Psychoanalytic Psychotherapy looks at the influences of the unconscious on our thoughts, feelings and behaviours. Early childhood experiences may be explored to increase self-understanding and deepening insight into emotional conflicts underlying the presenting difficulties. Recognising and exploring unconscious thoughts and feelings, which may relate to primary emotional conflicts, and interpreting defensive processes obstructing emotional awareness, are some of the challenges of Psychoanalytic Psychotherapy.

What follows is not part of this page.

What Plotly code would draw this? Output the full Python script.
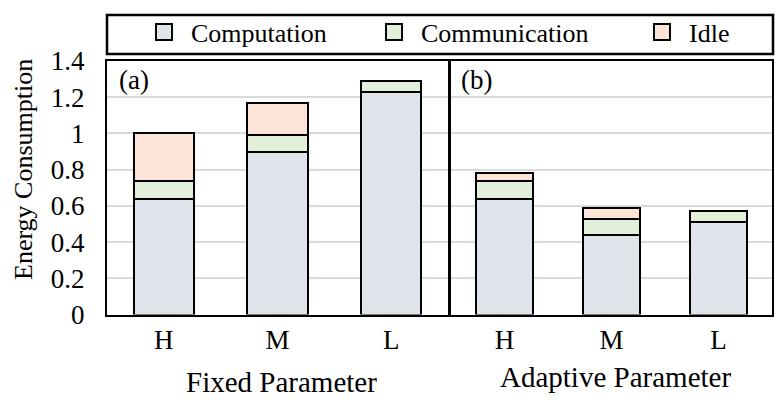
import plotly.graph_objects as go

# данные
levels = ["H", "M", "L"]

fixed_computation = [0.64, 0.90, 1.23]
fixed_communication = [0.10, 0.09, 0.06]
fixed_idle = [0.26, 0.18, 0.00]

adaptive_computation = [0.64, 0.44, 0.51]
adaptive_communication = [0.10, 0.09, 0.06]
adaptive_idle = [0.04, 0.06, 0.00]

series_names = ["Computation", "Communication", "Idle"]
series_colors = ["#dfe4eb", "#e2efda", "#fce4d6"]

y_ticks = [0, 0.2, 0.4, 0.6, 0.8, 1.0, 1.2, 1.4]

W, H = 784, 406
OFFSET = 8  # отступ body у страницы
FONT = "Liberation Serif"


def px_x(v):
    return (v - OFFSET) / W


def px_y(v):
    return 1 - (v - OFFSET) / H


fig = go.Figure()

panels = [
    ("x", "y", [fixed_computation, fixed_communication, fixed_idle]),
    ("x2", "y2", [adaptive_computation, adaptive_communication, adaptive_idle]),
]

for xa, ya, values in panels:
    for name, color, vals in zip(series_names, series_colors, values):
        fig.add_trace(go.Bar(
            x=levels, y=vals, name=name,
            xaxis=xa, yaxis=ya,
            marker=dict(color=color, line=dict(color="black", width=2)),
            legendgroup=name, showlegend=False,
        ))

# легенда: по отдельной легенде на каждую серию, чтобы расставить как в оригинале
legend_names = ["legend", "legend2", "legend3"]
legend_x = [137, 367, 635]
for name, color, lg in zip(series_names, series_colors, legend_names):
    fig.add_trace(go.Scatter(
        x=[None], y=[None], mode="markers", name=name,
        marker=dict(symbol="square", size=22, color=color,
                    line=dict(color="black", width=2)),
        legendgroup=name, legend=lg,
    ))

legend_style = dict(
    orientation="h", yanchor="middle", y=px_y(32), xanchor="left",
    font=dict(family=FONT, size=26, color="black"),
    bgcolor="rgba(0,0,0,0)", borderwidth=0, itemwidth=44,
)

axis_common = dict(
    showline=True, mirror=True, linecolor="black", linewidth=2,
    ticks="", showgrid=False,
    tickfont=dict(family=FONT, size=27, color="black"),
    ticklabelstandoff=0,
)
yaxis_common = dict(
    range=[0, 1.4], tickvals=y_ticks,
    showline=True, mirror=True, linecolor="black", linewidth=2,
    showgrid=True, gridcolor="#d9d9d9", gridwidth=1.5,
    zeroline=False, ticks="",
    domain=[px_y(314.5), px_y(61)],
)

fig.update_layout(
    width=W, height=H,
    margin=dict(l=0, r=0, t=0, b=0, autoexpand=False),
    paper_bgcolor="white", plot_bgcolor="white",
    barmode="stack", bargap=0.47,
    font=dict(family=FONT, color="black"),
    xaxis=dict(domain=[px_x(107), px_x(448)], anchor="y", **axis_common),
    xaxis2=dict(domain=[px_x(451), px_x(772)], anchor="y2", **axis_common),
    yaxis=dict(anchor="x", tickfont=dict(family=FONT, size=27, color="black"),
               ticklabelstandoff=15, **yaxis_common),
    yaxis2=dict(anchor="x2", showticklabels=False, matches="y", **yaxis_common),
    legend=dict(x=px_x(legend_x[0]), **legend_style),
    legend2=dict(x=px_x(legend_x[1]), **legend_style),
    legend3=dict(x=px_x(legend_x[2]), **legend_style),
)

# рамка вокруг легенды
fig.add_shape(type="rect", xref="paper", yref="paper",
              x0=px_x(107), x1=px_x(773), y0=px_y(54), y1=px_y(15),
              line=dict(color="black", width=2.5))

annotations = [
    ("Energy Consumption", 23, 170, 26, -90),
    ("(a)", 134, 80, 27, 0),
    ("(b)", 476, 80, 27, 0),
    ("Fixed Parameter", 281, 382, 29, 0),
    ("Adaptive Parameter", 615, 377, 29, 0),
]
for text, ax_, ay_, size, angle in annotations:
    fig.add_annotation(
        text=text, xref="paper", yref="paper",
        x=px_x(ax_), y=px_y(ay_), xanchor="center", yanchor="middle",
        showarrow=False, textangle=angle,
        font=dict(family=FONT, size=size, color="black"),
    )

fig.write_html("out.html")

Bereavement Counselling is an opportunity to talk with someone about the feelings of sadness, anger, guilt and resentment that might come up due to the loss of a loved one or a significant change in life. By reassessing the past and exploring the uncertainty of new possibilities for the future in a trusted and holding environment people can find their own way to come to terms with their loss.
Panic Attacks Treatment
Counselling is usually the most effective choice of treatment for panic disorders. Cognitive behavioural therapy (CBT) has been proved to bring significant results by helping to ease the severity of symptoms and reduce the number of panic attacks. The treatment is usually tailored to individual circumstances working with clients to focus on the negative thinking patterns and behaviours that are triggering or sustaining the panic attacks. It prepares and equips people with coping skills to deal with future panic attacks.
Cognitive behavioural therapy (CBT) is grounded on the idea that thoughts and feelings are interrelated, and that emotions and behaviour are influenced by the perception of reality and the way in which a situation is interpreted. Information about oneself and about how the world operates is processed creates meaning. CBT can help individuals to identify their predominant operating patterns of negative thinking and help them to change to a more positive perception of themselves and the reality around them.
Mindfulness practice is the intentional awareness and acceptance of thoughts, feelings, sensations and the surrounding environment, occurring in the present moment, without any judgment of whether they are right or wrong. It focuses on what is being sensed at each moment, as opposed to the endless process of rumination about the past or the future. Mindfulness can be used to alleviate some mental and physical conditions such as anxiety, stress, obsessive-compulsive disorder, depression, drug addiction and chronic pain. It also helps individuals to see the patterns of the mind more clearly and to stay in the present moment. As thoughts come up, the focus should return to the breathing. In this way the mind wanders in acceptance in a non-judgmental way.